There’s been a pushback against cultural relativism for generations, with Alan Bloom’s best-seller The Closing of the American Mind as a prominent example. A critique of that book serves as a defense of cultural relativism. Thompson suggests that the alternative to it is an unwillingness to face reality, writing “Bloom does not really wish to examine or to interrogate the past, for he has a completely firm belief in the transhistorical status of human nature.” He suggests that critics like Bloom ignore the problems that have led academics and historians to employ cultural relativism: “This perpetuation of taste, the perpetuation of hegemonic culture, of the cultural patrimony, is an innocent and unpolitical affair to Bloom.”
Robert Young notes that a focus on cultural relativism ignores the diversity that existed within nations earlier, as he writes “the fact of internal pluralism is conveniently forgotten, when, in a systematic equivocation, European culture is treated as ‘ethnocentric.’” Northern Italians are quite different from Southern Italians, to say nothing of the differences between Germans and Greeks. Young is concerned that cultural relativism limits communication by excusing motives for improvement: “In such a view, it is not possible to speak of cultures “learning” from each other.” If all cultures are morally equivalent, there is no reason to change. He sees cultural relativism used “as a lever to move the European curriculum to a universalisation of the value of all relativised cultures other than its own.” Those who practice it are willing to be critical of their own society, but not that of others, which can be an issue in cases of shared culpability.
The central thesis of cultural relativists is one I disagree with. I don’t think all cultures are equal, and one culture can be superior to another in particular ways (it may very well be inferior in other ways.) This can be the result of wisdom and insight, or ignorance, blind spots and geography. A landlocked culture may be superstitious of water, while a group that has grown up with open spaces could be careless with damage to the environment, immigrant populations from areas with corrupt police officers could be antagonistic to authority here, and newcomers from areas where the support of extended family was essential might see it as virtuous to cover up crimes of relatives. Too much respect for differences can be disastrous, as it hinders the possibility of necessary improvement.
Even if cultures aren’t equal, and morality isn’t relative, it’s still worth understanding how other groups have come to particular conclusions, and how our culture could sometimes contribute to a problematic view of the world. “Our culture” may be a bit of a misnomer, as this university (St. Johns) is in the most diverse county in the country, and I doubt anyone else here is Estonian-American. That said, we are in an era of great change, with debates in the mainstream that barely existed on the margins years ago. I might think some of the debates are kind of silly (although I could be wrong on that) but others have value.
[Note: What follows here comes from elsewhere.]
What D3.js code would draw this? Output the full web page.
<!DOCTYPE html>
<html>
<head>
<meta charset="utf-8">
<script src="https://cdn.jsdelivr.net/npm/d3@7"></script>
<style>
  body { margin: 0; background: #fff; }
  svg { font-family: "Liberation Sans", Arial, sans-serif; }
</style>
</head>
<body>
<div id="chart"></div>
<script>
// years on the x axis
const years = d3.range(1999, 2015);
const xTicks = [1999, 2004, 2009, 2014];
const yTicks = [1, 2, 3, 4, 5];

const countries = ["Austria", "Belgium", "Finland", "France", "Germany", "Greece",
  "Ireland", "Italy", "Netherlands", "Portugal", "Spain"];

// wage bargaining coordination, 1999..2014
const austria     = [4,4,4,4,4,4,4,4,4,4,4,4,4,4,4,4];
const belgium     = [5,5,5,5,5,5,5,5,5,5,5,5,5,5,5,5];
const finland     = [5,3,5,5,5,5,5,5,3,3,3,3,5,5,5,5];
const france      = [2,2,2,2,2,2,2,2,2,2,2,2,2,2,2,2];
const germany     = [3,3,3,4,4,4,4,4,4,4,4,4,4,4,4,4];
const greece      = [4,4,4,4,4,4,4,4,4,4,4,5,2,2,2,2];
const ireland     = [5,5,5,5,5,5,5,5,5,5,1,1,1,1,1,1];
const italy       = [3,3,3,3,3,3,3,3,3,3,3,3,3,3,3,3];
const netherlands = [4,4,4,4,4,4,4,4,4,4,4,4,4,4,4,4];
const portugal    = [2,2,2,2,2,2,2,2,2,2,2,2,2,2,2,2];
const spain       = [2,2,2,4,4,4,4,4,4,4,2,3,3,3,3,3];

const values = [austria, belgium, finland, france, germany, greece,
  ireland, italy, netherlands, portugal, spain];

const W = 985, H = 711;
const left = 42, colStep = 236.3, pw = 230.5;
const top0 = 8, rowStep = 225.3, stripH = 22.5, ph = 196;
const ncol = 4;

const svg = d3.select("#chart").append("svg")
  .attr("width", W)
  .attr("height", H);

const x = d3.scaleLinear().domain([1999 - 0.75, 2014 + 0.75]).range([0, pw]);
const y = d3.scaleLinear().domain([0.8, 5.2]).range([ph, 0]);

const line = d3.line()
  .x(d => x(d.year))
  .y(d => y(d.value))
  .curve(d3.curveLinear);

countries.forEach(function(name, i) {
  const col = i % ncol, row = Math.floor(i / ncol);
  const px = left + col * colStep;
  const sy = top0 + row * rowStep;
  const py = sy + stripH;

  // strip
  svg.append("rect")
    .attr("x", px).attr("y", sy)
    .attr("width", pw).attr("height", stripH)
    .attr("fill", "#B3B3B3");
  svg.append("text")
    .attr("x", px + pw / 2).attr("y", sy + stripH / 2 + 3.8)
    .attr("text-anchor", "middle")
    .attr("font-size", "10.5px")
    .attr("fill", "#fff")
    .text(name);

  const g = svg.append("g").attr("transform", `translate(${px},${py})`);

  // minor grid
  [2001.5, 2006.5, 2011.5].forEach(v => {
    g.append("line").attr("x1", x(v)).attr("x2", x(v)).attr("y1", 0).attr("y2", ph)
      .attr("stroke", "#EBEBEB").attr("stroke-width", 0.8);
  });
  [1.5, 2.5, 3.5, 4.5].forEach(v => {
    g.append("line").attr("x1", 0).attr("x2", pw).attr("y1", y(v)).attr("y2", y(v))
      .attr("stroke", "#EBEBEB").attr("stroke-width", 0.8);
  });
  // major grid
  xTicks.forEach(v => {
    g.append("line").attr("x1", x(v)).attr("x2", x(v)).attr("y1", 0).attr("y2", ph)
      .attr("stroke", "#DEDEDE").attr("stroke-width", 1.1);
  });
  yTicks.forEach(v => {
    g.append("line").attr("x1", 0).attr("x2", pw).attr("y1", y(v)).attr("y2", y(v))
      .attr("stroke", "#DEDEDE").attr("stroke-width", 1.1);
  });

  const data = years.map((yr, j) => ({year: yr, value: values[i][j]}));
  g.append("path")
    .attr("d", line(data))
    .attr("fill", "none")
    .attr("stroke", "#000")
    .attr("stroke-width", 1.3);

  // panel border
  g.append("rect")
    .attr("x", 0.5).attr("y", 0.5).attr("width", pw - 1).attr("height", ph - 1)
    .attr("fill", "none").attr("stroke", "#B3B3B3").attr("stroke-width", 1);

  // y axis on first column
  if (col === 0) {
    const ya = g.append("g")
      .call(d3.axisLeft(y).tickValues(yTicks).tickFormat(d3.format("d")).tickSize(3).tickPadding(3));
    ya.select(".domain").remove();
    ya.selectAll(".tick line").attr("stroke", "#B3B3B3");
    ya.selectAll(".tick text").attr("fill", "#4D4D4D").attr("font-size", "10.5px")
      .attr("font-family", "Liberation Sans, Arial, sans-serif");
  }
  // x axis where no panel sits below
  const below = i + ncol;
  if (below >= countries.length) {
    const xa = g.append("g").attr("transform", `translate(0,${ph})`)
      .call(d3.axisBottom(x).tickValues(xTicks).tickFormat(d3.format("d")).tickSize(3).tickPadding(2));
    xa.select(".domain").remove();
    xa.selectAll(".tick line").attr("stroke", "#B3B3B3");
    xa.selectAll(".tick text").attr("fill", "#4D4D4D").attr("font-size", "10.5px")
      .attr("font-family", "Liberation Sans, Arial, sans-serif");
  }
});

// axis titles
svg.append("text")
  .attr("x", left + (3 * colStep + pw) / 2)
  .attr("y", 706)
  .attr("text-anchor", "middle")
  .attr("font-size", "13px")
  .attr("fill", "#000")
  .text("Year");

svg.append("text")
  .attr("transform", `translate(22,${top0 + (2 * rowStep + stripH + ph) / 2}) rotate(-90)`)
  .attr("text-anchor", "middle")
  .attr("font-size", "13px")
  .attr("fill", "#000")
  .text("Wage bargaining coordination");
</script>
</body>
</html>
Towards the end of the piece, I said I was curious about how this applies to the experiences of my classmates as teachers and as humans. Did any have any eye-opening experiences with cultural relativism? Have they seen administrators or authorities neglect cultural differences that they felt should be accommodated? Have there been situations where someone bent over backwards in the other direction?
There was an interesting response comparing it to diplomatic immunity, as an understanding that people from different cultures might need legal protections from out own laws. The main purpose of it was to make sure that government relations can function even during difficult periods (IE- Armed conflicts.) Both sides benefited when the envoys were safe, even if there were incentives for various actors to punish agents of a rival power. So a key aspect of diplomatic immunity is making sure that envoys aren’t treated worse than your own citizens (which can also be applied to schools in the sense that students should understand that others will want to take advantage of the same resources they do, and that students from other cultures shouldn’t be lower on any hierarchy, etc.) I’m sure differing cultural norms play a role in potential diplomatic conflicts, especially in peacetime. It’s part of why the home country can waive immunity in situations where something is illegal in both jurisdictions.
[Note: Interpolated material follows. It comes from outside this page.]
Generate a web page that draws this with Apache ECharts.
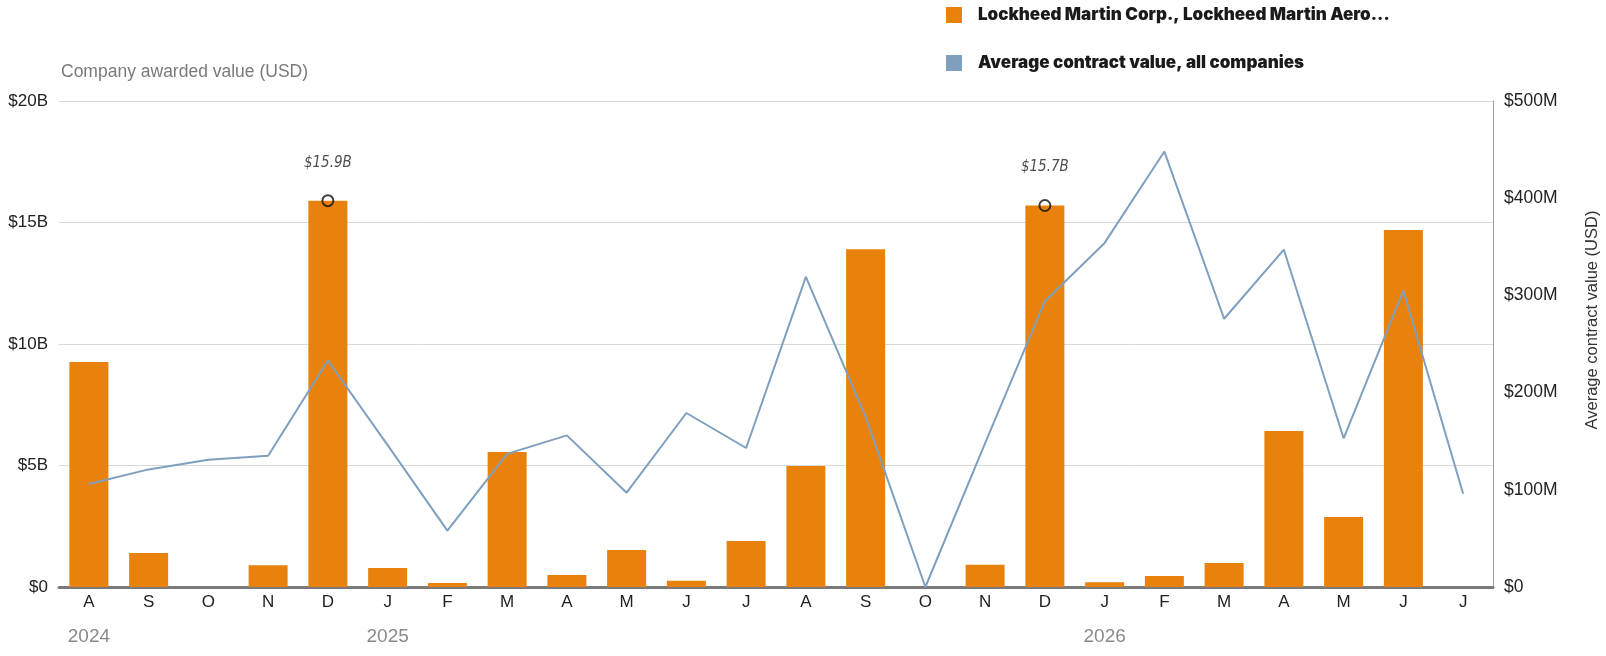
<!DOCTYPE html>
<html>
<head>
<meta charset="utf-8">
<script src="https://cdn.jsdelivr.net/npm/echarts@6/dist/echarts.min.js"></script>
<style>
  html, body { margin: 0; padding: 0; background: #fff; }
  #chart { width: 1606px; height: 656px; }
</style>
</head>
<body>
<div id="chart"></div>
<script>
// Aug 2024 .. Jul 2026
const months = ["A", "S", "O", "N", "D", "J", "F", "M", "A", "M", "J", "J",
                "A", "S", "O", "N", "D", "J", "F", "M", "A", "M", "J", "J"];
const years = ["2024", "", "", "", "", "2025", "", "", "", "", "", "",
               "", "", "", "", "", "2026", "", "", "", "", "", ""];
// company awarded value, billions USD
const companyValue = [9.26, 1.4, 0, 0.9, 15.9, 0.78, 0.16, 5.56, 0.49, 1.52, 0.26, 1.89,
                      4.98, 13.9, 0, 0.92, 15.7, 0.2, 0.45, 0.99, 6.42, 2.88, 14.69, 0];
// average contract value all companies, millions USD
const avgValue = [106, 121, 131, 135, 233, 146, 58, 137, 156, 97, 179, 143,
                  319, 175, 0, 148, 294, 354, 448, 276, 347, 153, 305, 96];
// months that get the highlighted label
const highlighted = [4, 16];

const ORANGE = "#e8820c";
const BLUE = "#7f9fbf";
const FONT = "'Liberation Sans', Arial, sans-serif";

const chart = echarts.init(document.getElementById("chart"));

const peakData = companyValue.map((v, i) => (highlighted.includes(i) ? v : "-"));

chart.setOption({
  animation: false,
  textStyle: { fontFamily: FONT },
  legend: {
    orient: "vertical",
    left: 941,
    top: 0,
    itemWidth: 16,
    itemHeight: 16,
    itemGap: 28,
    icon: "rect",
    data: ["Lockheed Martin Corp., Lockheed Martin Aero...", "Average contract value, all companies"],
    textStyle: {
      fontFamily: "Inter, 'DejaVu Sans', sans-serif",
      fontWeight: 900,
      fontSize: 17,
      lineHeight: 20,
      color: "#1a1a1a",
      padding: [0, 0, 0, 11],
    },
  },
  grid: { left: 59, right: 113, top: 101, bottom: 69 },
  xAxis: {
    type: "category",
    data: months,
    axisTick: { show: false },
    axisLine: { lineStyle: { color: "#7a7a7a", width: 3 } },
    axisLabel: {
      margin: 5,
      interval: 0,
      formatter: (val, idx) => (years[idx] ? `{m|${val}}\n{y|${years[idx]}}` : `{m|${val}}`),
      rich: {
        m: { fontSize: 17, color: "#222", lineHeight: 20, fontFamily: FONT },
        y: { fontSize: 19, color: "#8a8a8a", lineHeight: 20, padding: [29, 0, 0, 0], fontFamily: FONT },
      },
    },
  },
  yAxis: [
    {
      type: "value",
      min: 0,
      max: 20,
      interval: 5,
      axisLabel: {
        margin: 11,
        fontSize: 17,
        color: "#222",
        formatter: (v) => (v === 0 ? "$0" : `$${v}B`),
      },
      splitLine: { lineStyle: { color: "#d9d9d9", width: 1 } },
    },
    {
      type: "value",
      min: 0,
      max: 500,
      interval: 100,
      position: "right",
      axisLine: { show: true, lineStyle: { color: "#a0a0a0", width: 1 } },
      axisLabel: {
        margin: 11,
        fontSize: 17.5,
        color: "#222",
        formatter: (v) => (v === 0 ? "$0" : `$${v}M`),
      },
      splitLine: { show: false },
    },
  ],
  graphic: [
    {
      type: "text",
      left: 61,
      top: 63,
      style: { text: "Company awarded value (USD)", fill: "#7a7a7a", font: `17.5px ${FONT}` },
    },
    {
      type: "text",
      x: 1592,
      y: 320,
      rotation: Math.PI / 2,
      style: {
        text: "Average contract value (USD)",
        fill: "#333",
        font: `16.5px ${FONT}`,
        textAlign: "center",
        textVerticalAlign: "middle",
        align: "center",
        verticalAlign: "middle",
      },
    },
  ],
  series: [
    {
      name: "Lockheed Martin Corp., Lockheed Martin Aero...",
      type: "bar",
      data: companyValue,
      barWidth: 39,
      itemStyle: { color: ORANGE },
      z: 2,
    },
    {
      name: "Average contract value, all companies",
      type: "line",
      yAxisIndex: 1,
      data: avgValue,
      symbol: "none",
      lineStyle: { color: BLUE, width: 2 },
      itemStyle: { color: BLUE },
      z: 3,
    },
    {
      name: "peaks",
      type: "scatter",
      data: peakData,
      symbol: "circle",
      symbolSize: 11,
      itemStyle: { color: "rgba(0,0,0,0)", borderColor: "#111", borderWidth: 2 },
      label: {
        show: true,
        position: "top",
        distance: 24,
        formatter: (p) => `$${p.value}B`,
        fontFamily: "'Liberation Sans Narrow', 'DejaVu Sans Condensed', sans-serif",
        fontStyle: "italic",
        fontSize: 15,
        color: "#222",
      },
      z: 4,
    },
  ],
});
</script>
</body>
</html>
There was one comment about how kids are quite rude when they’re playing video games. Students should be encouraged to at least tolerate other cultures, although there are plenty of factors influencing someone playing video games online who says “It’s not polite to not speak English in front of Americans” beyond what they’ve been told in school. Teachers shouldn’t contribute to that kind of worldview, but I doubt that teachers can unilaterally stamp it out. And I think that the idea that cultures should bend should be opposed, regardless of whether an American says it, or someone who doesn’t like aspects of modern American culture.
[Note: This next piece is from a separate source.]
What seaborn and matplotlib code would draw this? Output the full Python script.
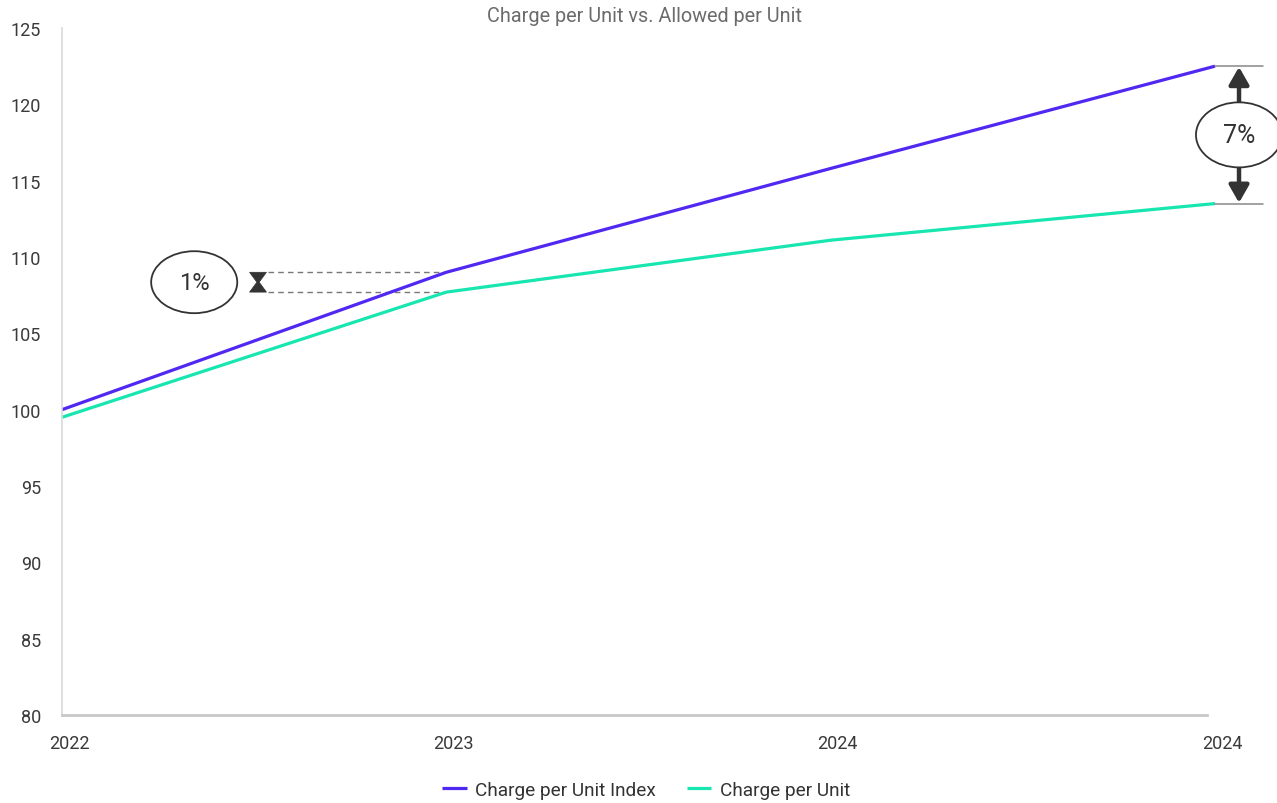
import matplotlib
matplotlib.use("Agg")
import matplotlib.pyplot as plt
import matplotlib.transforms as mtransforms
from matplotlib.patches import Ellipse, Polygon
import numpy as np
import pandas as pd
import seaborn as sns

# Chart data
years = ["2022", "2023", "2024", "2024"]
index_values = [100.0, 109.0, 115.8, 122.5]
unit_values = [99.5, 107.7, 111.1, 113.5]
series_names = ["Charge per Unit Index", "Charge per Unit"]
y_ticks = [80, 85, 90, 95, 100, 105, 110, 115, 120, 125]
gap_labels = ["1%", "7%"]

PURPLE = "#5128F2"
TEAL = "#17E6B0"
DARK = "#333333"

sns.set_theme(style="white")
plt.rcParams["font.family"] = ["Roboto", "DejaVu Sans"]

positions = list(range(len(years)))
df = pd.DataFrame({
    "pos": positions * 2,
    "value": index_values + unit_values,
    "series": [series_names[0]] * len(years) + [series_names[1]] * len(years),
})

fig = plt.figure(figsize=(12.77, 8.04), dpi=100)
ax = fig.add_axes([62 / 1277, 1 - 716 / 804, (1215 - 62) / 1277, (716 - 29) / 804])

sns.lineplot(data=df, x="pos", y="value", hue="series", hue_order=series_names,
             palette=[PURPLE, TEAL], linewidth=2.3, ax=ax)
for ln in ax.lines:
    ln.set_clip_on(False)
    ln.set_solid_capstyle("butt")

ax.set_xlim(0, 3)
ax.set_ylim(80, 125)
ax.set_yticks(y_ticks)
ax.set_xticks(positions)
ax.set_xticklabels(years)
ax.set_xlabel("")
ax.set_ylabel("")

for s in ["top", "right"]:
    ax.spines[s].set_visible(False)
ax.spines["left"].set_color("#d9d9d9")
ax.spines["left"].set_linewidth(1.2)
ax.spines["bottom"].set_color("#c8c8c8")
ax.spines["bottom"].set_linewidth(2)
ax.spines["bottom"].set_bounds(0, 2.98)

ax.tick_params(axis="y", length=8, width=1, color="#cccccc", pad=7,
               labelsize=13, labelcolor="#3a3a3a")
ax.tick_params(axis="x", length=0, pad=14, labelsize=13, labelcolor="#3a3a3a")
shift = mtransforms.ScaledTranslation(7 / 100, 0, fig.dpi_scale_trans)
for lbl in ax.get_xticklabels():
    lbl.set_transform(lbl.get_transform() + shift)

# Legend below the plot
handles, labels = ax.get_legend_handles_labels()
ax.legend(handles, labels, loc="center", bbox_to_anchor=(0.506, 0.016),
          bbox_transform=fig.transFigure, ncol=2, frameon=False, fontsize=13.7,
          handlelength=1.3, handletextpad=0.45, columnspacing=1.6,
          labelcolor="#333333")

fig.text(0.505, 0.980, "Charge per Unit vs. Allowed per Unit", ha="center",
         va="center", fontsize=14.3, color="#6b6b6b")

# Gap marker at 2023: dashed guides and hourglass
y_hi, y_lo = index_values[1], unit_values[1]
y_mid = (y_hi + y_lo) / 2
for yv in (y_hi, y_lo):
    ax.plot([0.536, 1], [yv, yv], color="#777777", lw=1, ls=(0, (4, 3)), zorder=1)
hx, hw, neck = 0.51, 0.022, 0.003
ax.add_patch(Polygon([(hx - hw, y_hi), (hx + hw, y_hi), (hx + neck, y_mid),
                      (hx + hw, y_lo), (hx - hw, y_lo), (hx - neck, y_mid)],
                     closed=True, facecolor=DARK, edgecolor=DARK, lw=0.5,
                     clip_on=False, zorder=4))
ax.add_patch(Ellipse((0.344, y_mid), 0.224, 4.06, facecolor="white",
                     edgecolor=DARK, lw=1.3, clip_on=False, zorder=5))
ax.text(0.344, y_mid, gap_labels[0], ha="center", va="center", fontsize=17,
        color=DARK, zorder=6)

# Gap marker at the last point: guide lines, double arrow and label
e_hi, e_lo = index_values[-1], unit_values[-1]
e_mid = (e_hi + e_lo) / 2
ax_x = 3.0625
for yv in (e_hi, e_lo):
    ax.plot([3.0, 3.125], [yv, yv], color="#888888", lw=1.1, clip_on=False, zorder=3)
ell_h = 4.26
arrow_style = "-|>,head_length=1.05,head_width=0.6"
ax.annotate("", xy=(ax_x, e_hi - 0.05), xytext=(ax_x, e_mid + ell_h / 2),
            arrowprops=dict(arrowstyle=arrow_style, lw=3.2, color=DARK,
                            shrinkA=0, shrinkB=0, mutation_scale=10),
            annotation_clip=False, zorder=4)
ax.annotate("", xy=(ax_x, e_lo + 0.05), xytext=(ax_x, e_mid - ell_h / 2),
            arrowprops=dict(arrowstyle=arrow_style, lw=3.2, color=DARK,
                            shrinkA=0, shrinkB=0, mutation_scale=10),
            annotation_clip=False, zorder=4)
ax.add_patch(Ellipse((ax_x, e_mid), 0.224, ell_h, facecolor="white",
                     edgecolor=DARK, lw=1.3, clip_on=False, zorder=5))
ax.text(ax_x, e_mid, gap_labels[1], ha="center", va="center", fontsize=18,
        color=DARK, zorder=6)

fig.savefig("out.png", dpi=100, facecolor="white")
One classmate brought up the West Wing’s 9/11 episode and laws protecting the culture of Native Americans. Technically, this would be an argument for cultural relativism, but Native American cultures had their own problems. An individual’s odds of dying violently in a tribal society are higher than in most of the alternatives.
I’m a West Wing fan, and I remember that episode. I do recognize the major divide between the cultures that prefer pluralism versus those that want to impose their values on others. Cultural relativists tend to be pluralists, although there is the potential of being too accommodating of the people who want to destroy their institution. It reminds me of an Onion headline “ACLU defends right of Neonazis to burn down ACLU headquarters.”
There were some comparisons to the past, and how we’re doing horrible things now as a society, like denying gay men and women marriage licenses. My feeling was thaat we shouldn’t fall into the trap of thinking that things were better in the past. Denying people marriage licenses because of gay marriage isn’t a new thing. Textbooks have always rewritten history; we’re just more aware of it now.